YOUR INSTRUCTIONS - Without the images, print all the entries below exactly as given.

(Figure scripts)

** Start **

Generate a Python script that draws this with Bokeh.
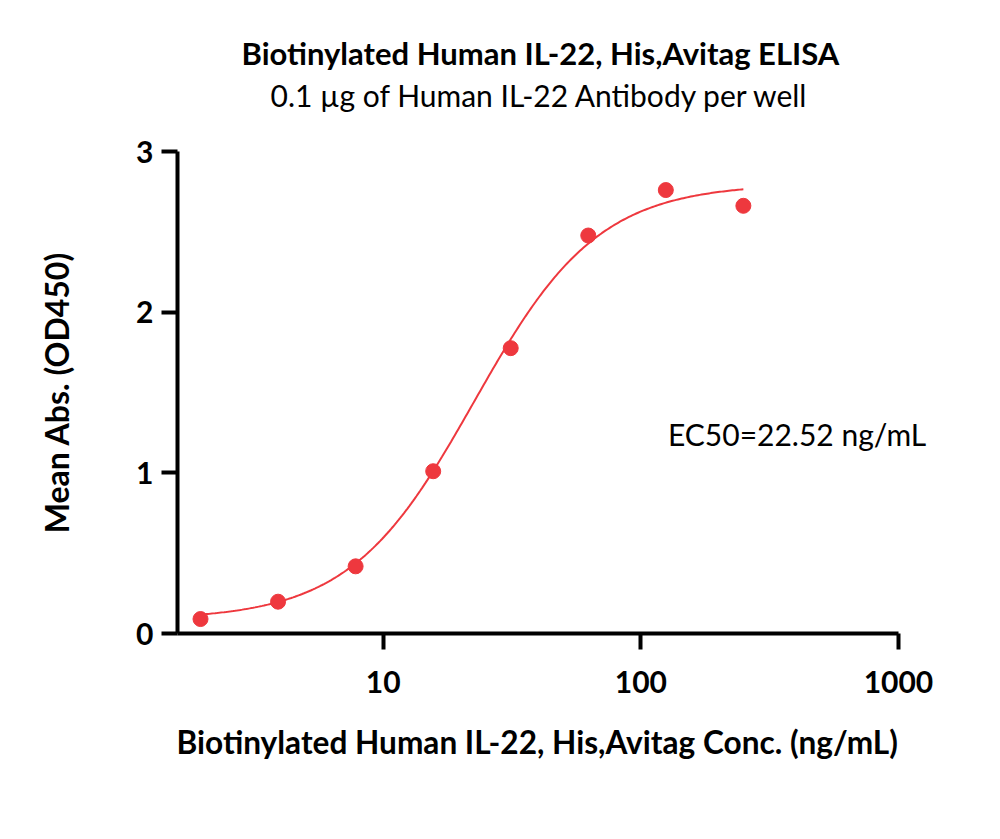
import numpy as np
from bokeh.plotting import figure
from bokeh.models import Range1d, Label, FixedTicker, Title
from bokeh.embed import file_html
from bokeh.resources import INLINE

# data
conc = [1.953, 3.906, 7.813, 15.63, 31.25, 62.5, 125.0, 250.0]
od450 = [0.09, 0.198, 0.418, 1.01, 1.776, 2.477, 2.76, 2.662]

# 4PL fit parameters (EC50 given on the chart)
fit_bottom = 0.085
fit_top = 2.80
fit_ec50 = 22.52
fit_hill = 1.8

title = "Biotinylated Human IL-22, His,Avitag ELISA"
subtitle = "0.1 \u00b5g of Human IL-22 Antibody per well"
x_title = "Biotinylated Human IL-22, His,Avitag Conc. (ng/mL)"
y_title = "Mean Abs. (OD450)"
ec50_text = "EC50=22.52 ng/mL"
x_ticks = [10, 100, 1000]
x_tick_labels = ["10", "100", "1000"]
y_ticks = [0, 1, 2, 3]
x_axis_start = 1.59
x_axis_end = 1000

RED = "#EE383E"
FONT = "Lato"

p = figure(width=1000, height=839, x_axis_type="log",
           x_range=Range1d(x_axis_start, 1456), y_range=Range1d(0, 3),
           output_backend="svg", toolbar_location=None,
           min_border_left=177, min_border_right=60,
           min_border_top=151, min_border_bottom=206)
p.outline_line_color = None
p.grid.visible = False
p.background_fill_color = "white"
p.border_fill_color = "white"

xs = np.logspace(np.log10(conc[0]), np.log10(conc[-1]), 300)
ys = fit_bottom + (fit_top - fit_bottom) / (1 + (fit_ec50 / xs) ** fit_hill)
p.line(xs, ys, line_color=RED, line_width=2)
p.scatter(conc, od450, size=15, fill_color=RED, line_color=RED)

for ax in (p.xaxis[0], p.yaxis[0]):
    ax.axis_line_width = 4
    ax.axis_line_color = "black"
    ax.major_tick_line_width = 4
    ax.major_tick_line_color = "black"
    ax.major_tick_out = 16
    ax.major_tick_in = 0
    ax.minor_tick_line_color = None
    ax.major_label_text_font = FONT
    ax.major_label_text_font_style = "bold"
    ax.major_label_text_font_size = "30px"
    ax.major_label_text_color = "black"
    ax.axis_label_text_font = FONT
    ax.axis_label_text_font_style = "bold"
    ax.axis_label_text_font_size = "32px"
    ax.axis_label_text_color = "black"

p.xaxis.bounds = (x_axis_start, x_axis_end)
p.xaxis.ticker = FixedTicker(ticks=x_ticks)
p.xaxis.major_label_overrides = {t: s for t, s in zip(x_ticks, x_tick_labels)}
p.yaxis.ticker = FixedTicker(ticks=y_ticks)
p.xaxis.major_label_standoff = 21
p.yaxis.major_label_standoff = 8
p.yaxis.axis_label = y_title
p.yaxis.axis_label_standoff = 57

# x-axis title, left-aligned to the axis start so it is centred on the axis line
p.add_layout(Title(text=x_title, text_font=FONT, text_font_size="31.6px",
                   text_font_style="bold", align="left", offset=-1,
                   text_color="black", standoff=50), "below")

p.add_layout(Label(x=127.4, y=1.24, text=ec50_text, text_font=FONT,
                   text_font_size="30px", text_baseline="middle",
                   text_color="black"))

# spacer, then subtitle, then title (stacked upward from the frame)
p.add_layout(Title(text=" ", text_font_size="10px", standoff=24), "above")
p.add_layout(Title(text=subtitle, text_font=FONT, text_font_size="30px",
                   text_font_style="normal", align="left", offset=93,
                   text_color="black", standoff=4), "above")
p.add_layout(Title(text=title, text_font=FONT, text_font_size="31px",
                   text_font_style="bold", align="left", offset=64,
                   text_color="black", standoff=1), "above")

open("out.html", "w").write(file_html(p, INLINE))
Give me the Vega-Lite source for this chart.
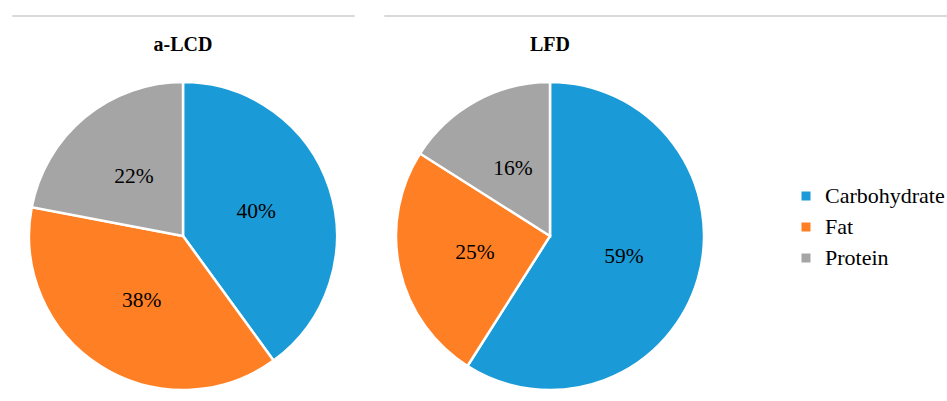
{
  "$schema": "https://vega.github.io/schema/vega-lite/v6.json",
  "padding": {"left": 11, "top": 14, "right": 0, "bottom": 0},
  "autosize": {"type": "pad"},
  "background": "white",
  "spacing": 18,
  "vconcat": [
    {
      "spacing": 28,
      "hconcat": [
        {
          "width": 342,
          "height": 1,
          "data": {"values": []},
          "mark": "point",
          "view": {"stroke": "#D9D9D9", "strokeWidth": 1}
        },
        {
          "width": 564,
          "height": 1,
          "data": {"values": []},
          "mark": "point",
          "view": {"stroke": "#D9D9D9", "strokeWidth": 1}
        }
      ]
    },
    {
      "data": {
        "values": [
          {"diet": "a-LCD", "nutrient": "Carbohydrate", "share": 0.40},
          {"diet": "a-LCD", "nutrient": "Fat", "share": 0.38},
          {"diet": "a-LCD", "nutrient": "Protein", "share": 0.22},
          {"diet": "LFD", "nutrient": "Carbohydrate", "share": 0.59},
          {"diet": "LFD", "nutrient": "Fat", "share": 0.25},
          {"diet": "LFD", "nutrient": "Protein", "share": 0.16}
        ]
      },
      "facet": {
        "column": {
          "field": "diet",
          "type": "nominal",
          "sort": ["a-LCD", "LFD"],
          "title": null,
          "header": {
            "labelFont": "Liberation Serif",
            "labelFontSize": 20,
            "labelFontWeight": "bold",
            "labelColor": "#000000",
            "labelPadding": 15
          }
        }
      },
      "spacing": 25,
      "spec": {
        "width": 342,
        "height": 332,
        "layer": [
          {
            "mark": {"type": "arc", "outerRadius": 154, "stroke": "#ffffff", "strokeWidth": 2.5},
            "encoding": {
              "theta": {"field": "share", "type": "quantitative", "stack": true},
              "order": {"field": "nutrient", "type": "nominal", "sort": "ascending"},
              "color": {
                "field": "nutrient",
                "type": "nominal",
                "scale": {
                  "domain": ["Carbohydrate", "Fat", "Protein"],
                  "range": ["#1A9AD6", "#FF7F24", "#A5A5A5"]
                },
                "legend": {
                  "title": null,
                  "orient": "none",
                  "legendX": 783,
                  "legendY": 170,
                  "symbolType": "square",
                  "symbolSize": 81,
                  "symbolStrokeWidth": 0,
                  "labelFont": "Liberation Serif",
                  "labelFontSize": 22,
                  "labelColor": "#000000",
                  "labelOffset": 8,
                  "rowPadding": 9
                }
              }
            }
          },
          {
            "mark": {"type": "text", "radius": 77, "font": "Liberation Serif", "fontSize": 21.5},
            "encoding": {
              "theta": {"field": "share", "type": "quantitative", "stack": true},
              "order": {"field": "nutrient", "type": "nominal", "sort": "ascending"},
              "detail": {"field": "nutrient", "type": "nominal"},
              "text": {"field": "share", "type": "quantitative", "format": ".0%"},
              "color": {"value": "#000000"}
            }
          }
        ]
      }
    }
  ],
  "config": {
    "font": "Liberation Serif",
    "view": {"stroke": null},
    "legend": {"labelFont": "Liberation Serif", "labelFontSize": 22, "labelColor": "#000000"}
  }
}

** End **

SOLUTION FOR THIS TASK -
Generate a Python script that draws this with Bokeh.
import numpy as np
from bokeh.plotting import figure
from bokeh.models import Range1d, Label, FixedTicker, Title
from bokeh.embed import file_html
from bokeh.resources import INLINE

# data
conc = [1.953, 3.906, 7.813, 15.63, 31.25, 62.5, 125.0, 250.0]
od450 = [0.09, 0.198, 0.418, 1.01, 1.776, 2.477, 2.76, 2.662]

# 4PL fit parameters (EC50 given on the chart)
fit_bottom = 0.085
fit_top = 2.80
fit_ec50 = 22.52
fit_hill = 1.8

title = "Biotinylated Human IL-22, His,Avitag ELISA"
subtitle = "0.1 \u00b5g of Human IL-22 Antibody per well"
x_title = "Biotinylated Human IL-22, His,Avitag Conc. (ng/mL)"
y_title = "Mean Abs. (OD450)"
ec50_text = "EC50=22.52 ng/mL"
x_ticks = [10, 100, 1000]
x_tick_labels = ["10", "100", "1000"]
y_ticks = [0, 1, 2, 3]
x_axis_start = 1.59
x_axis_end = 1000

RED = "#EE383E"
FONT = "Lato"

p = figure(width=1000, height=839, x_axis_type="log",
           x_range=Range1d(x_axis_start, 1456), y_range=Range1d(0, 3),
           output_backend="svg", toolbar_location=None,
           min_border_left=177, min_border_right=60,
           min_border_top=151, min_border_bottom=206)
p.outline_line_color = None
p.grid.visible = False
p.background_fill_color = "white"
p.border_fill_color = "white"

xs = np.logspace(np.log10(conc[0]), np.log10(conc[-1]), 300)
ys = fit_bottom + (fit_top - fit_bottom) / (1 + (fit_ec50 / xs) ** fit_hill)
p.line(xs, ys, line_color=RED, line_width=2)
p.scatter(conc, od450, size=15, fill_color=RED, line_color=RED)

for ax in (p.xaxis[0], p.yaxis[0]):
    ax.axis_line_width = 4
    ax.axis_line_color = "black"
    ax.major_tick_line_width = 4
    ax.major_tick_line_color = "black"
    ax.major_tick_out = 16
    ax.major_tick_in = 0
    ax.minor_tick_line_color = None
    ax.major_label_text_font = FONT
    ax.major_label_text_font_style = "bold"
    ax.major_label_text_font_size = "30px"
    ax.major_label_text_color = "black"
    ax.axis_label_text_font = FONT
    ax.axis_label_text_font_style = "bold"
    ax.axis_label_text_font_size = "32px"
    ax.axis_label_text_color = "black"

p.xaxis.bounds = (x_axis_start, x_axis_end)
p.xaxis.ticker = FixedTicker(ticks=x_ticks)
p.xaxis.major_label_overrides = {t: s for t, s in zip(x_ticks, x_tick_labels)}
p.yaxis.ticker = FixedTicker(ticks=y_ticks)
p.xaxis.major_label_standoff = 21
p.yaxis.major_label_standoff = 8
p.yaxis.axis_label = y_title
p.yaxis.axis_label_standoff = 57

# x-axis title, left-aligned to the axis start so it is centred on the axis line
p.add_layout(Title(text=x_title, text_font=FONT, text_font_size="31.6px",
                   text_font_style="bold", align="left", offset=-1,
                   text_color="black", standoff=50), "below")

p.add_layout(Label(x=127.4, y=1.24, text=ec50_text, text_font=FONT,
                   text_font_size="30px", text_baseline="middle",
                   text_color="black"))

# spacer, then subtitle, then title (stacked upward from the frame)
p.add_layout(Title(text=" ", text_font_size="10px", standoff=24), "above")
p.add_layout(Title(text=subtitle, text_font=FONT, text_font_size="30px",
                   text_font_style="normal", align="left", offset=93,
                   text_color="black", standoff=4), "above")
p.add_layout(Title(text=title, text_font=FONT, text_font_size="31px",
                   text_font_style="bold", align="left", offset=64,
                   text_color="black", standoff=1), "above")

open("out.html", "w").write(file_html(p, INLINE))
Give me the Vega-Lite source for this chart.
{
  "$schema": "https://vega.github.io/schema/vega-lite/v6.json",
  "padding": {"left": 11, "top": 14, "right": 0, "bottom": 0},
  "autosize": {"type": "pad"},
  "background": "white",
  "spacing": 18,
  "vconcat": [
    {
      "spacing": 28,
      "hconcat": [
        {
          "width": 342,
          "height": 1,
          "data": {"values": []},
          "mark": "point",
          "view": {"stroke": "#D9D9D9", "strokeWidth": 1}
        },
        {
          "width": 564,
          "height": 1,
          "data": {"values": []},
          "mark": "point",
          "view": {"stroke": "#D9D9D9", "strokeWidth": 1}
        }
      ]
    },
    {
      "data": {
        "values": [
          {"diet": "a-LCD", "nutrient": "Carbohydrate", "share": 0.40},
          {"diet": "a-LCD", "nutrient": "Fat", "share": 0.38},
          {"diet": "a-LCD", "nutrient": "Protein", "share": 0.22},
          {"diet": "LFD", "nutrient": "Carbohydrate", "share": 0.59},
          {"diet": "LFD", "nutrient": "Fat", "share": 0.25},
          {"diet": "LFD", "nutrient": "Protein", "share": 0.16}
        ]
      },
      "facet": {
        "column": {
          "field": "diet",
          "type": "nominal",
          "sort": ["a-LCD", "LFD"],
          "title": null,
          "header": {
            "labelFont": "Liberation Serif",
            "labelFontSize": 20,
            "labelFontWeight": "bold",
            "labelColor": "#000000",
            "labelPadding": 15
          }
        }
      },
      "spacing": 25,
      "spec": {
        "width": 342,
        "height": 332,
        "layer": [
          {
            "mark": {"type": "arc", "outerRadius": 154, "stroke": "#ffffff", "strokeWidth": 2.5},
            "encoding": {
              "theta": {"field": "share", "type": "quantitative", "stack": true},
              "order": {"field": "nutrient", "type": "nominal", "sort": "ascending"},
              "color": {
                "field": "nutrient",
                "type": "nominal",
                "scale": {
                  "domain": ["Carbohydrate", "Fat", "Protein"],
                  "range": ["#1A9AD6", "#FF7F24", "#A5A5A5"]
                },
                "legend": {
                  "title": null,
                  "orient": "none",
                  "legendX": 783,
                  "legendY": 170,
                  "symbolType": "square",
                  "symbolSize": 81,
                  "symbolStrokeWidth": 0,
                  "labelFont": "Liberation Serif",
                  "labelFontSize": 22,
                  "labelColor": "#000000",
                  "labelOffset": 8,
                  "rowPadding": 9
                }
              }
            }
          },
          {
            "mark": {"type": "text", "radius": 77, "font": "Liberation Serif", "fontSize": 21.5},
            "encoding": {
              "theta": {"field": "share", "type": "quantitative", "stack": true},
              "order": {"field": "nutrient", "type": "nominal", "sort": "ascending"},
              "detail": {"field": "nutrient", "type": "nominal"},
              "text": {"field": "share", "type": "quantitative", "format": ".0%"},
              "color": {"value": "#000000"}
            }
          }
        ]
      }
    }
  ],
  "config": {
    "font": "Liberation Serif",
    "view": {"stroke": null},
    "legend": {"labelFont": "Liberation Serif", "labelFontSize": 22, "labelColor": "#000000"}
  }
}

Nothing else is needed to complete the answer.